Das schweiz. IPR verweist in Art. 48 tatsächlich - aber nur im Grundsatz - auf das deutsche Recht. Selbstverständlich ist das nur zu beachten, wenn ein Schweizer Richter angerufen wird. Sollte nun das EGBGB wieder auf das schweizerische Recht verweisen (Renvoi), so wäre dies nach Art. 14 IPRG nicht zu beachten. Anwendbar ist somit grundsätzlich deutsches Recht.
Was die Eheschutzmassnahmen (vulgär auch Eheschmutz genannt) anbelangt, so handelt es sich im Durchschnitt ganz einfach um die Regelung des Getrenntlebens, und zwar zu einem Zeitpunkt, in dem das Scheidungsverfahren (noch) nicht eingeleitet ist. Meines Erachtens entspricht das schweizerische Eheschutzrecht den §§ 1361 ff. BGB. Der schweizerische Richter muss somit diese Bestimmungen anwenden.
Zu beachten ist ferner, dass die obige Auskunft in technischer Hinsicht nicht ganz korrekt ist. Geht es nämlich um Unterhaltspflichten, so verweist das IPRG der Schweiz auf das Haager Übereinkommen 1973. Danach (Art. 4) ist das Recht am Wohnsitz des Unterhaltsberechtigten anwendbar. Dies wäre wohl wiederum deutsches Recht.
Du scheinst ja fit in IPR CHE zu sein. Ich habe noch eine kleine Frage. Wenn für Unterhaltsfragen deutsches Recht zur Anwendung kommt, kann trotzdem das schweizerische Gericht darüber entscheiden? Oder darf nur das deutsches Gericht über die Unterhaltsregelung entscheiden?

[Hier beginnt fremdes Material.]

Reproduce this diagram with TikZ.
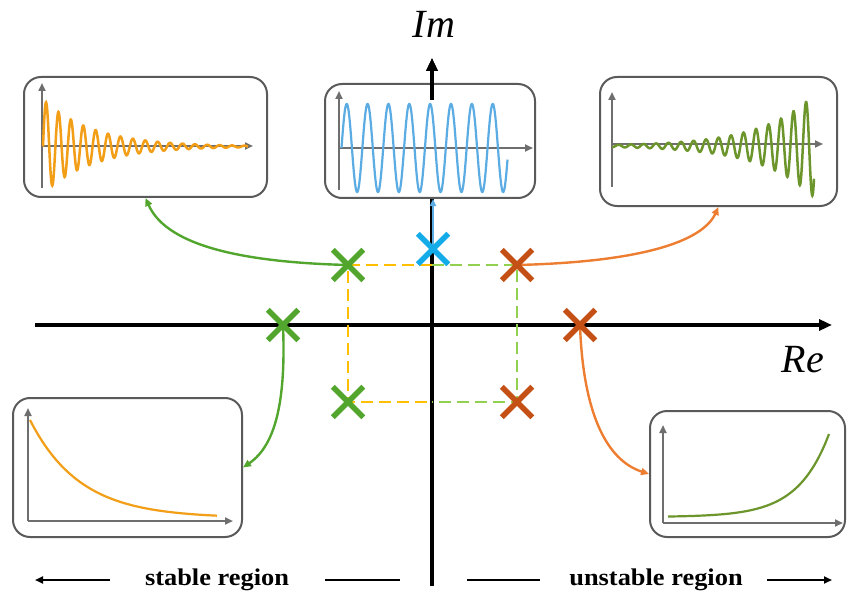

Der Schweizer Richter kann nicht nur sondern muss deutsches Recht anwenden, wenn er angerufen wird. Dazu verpflichtet ihn das IPRG (mit seinen Verweisen auf Staatsverträge). Wie gut er dies kann, ist eine andere Frage. Jedenfalls kann er die Parteien dazu anhalten, ihm bei der Feststellung des ausländischen Rechtes behilflich zu sein (Art. 16 IPRG). Bei Streitfällen mit hohem Streitwert, also selten in Eheschutzfällen, reichen die Parteien häufig Gutachten ausländischer Professoren oder Richter ein, die sich zu bestimmten Rechtsfragen äussern. Entscheiden muss aber der Schweizer Richter.
Ein deutsches Gericht kann den Fall nur dann beurteilen, wenn es angerufen wird. Ich vermute, dass es im geschilderten Fall auch möglich wäre, ein deutsches Gericht zu beschäftigen. Ich würde dies eigentlich auch empfehlen. Immerhin scheinen Gattin und Kinder in Deutschland zu wohnen. Ein deutscher Richter wird deren Bedarf wohl besser einschätzen können als ein Schweizer Richter. Zudem kennt er das deutsche Recht besser.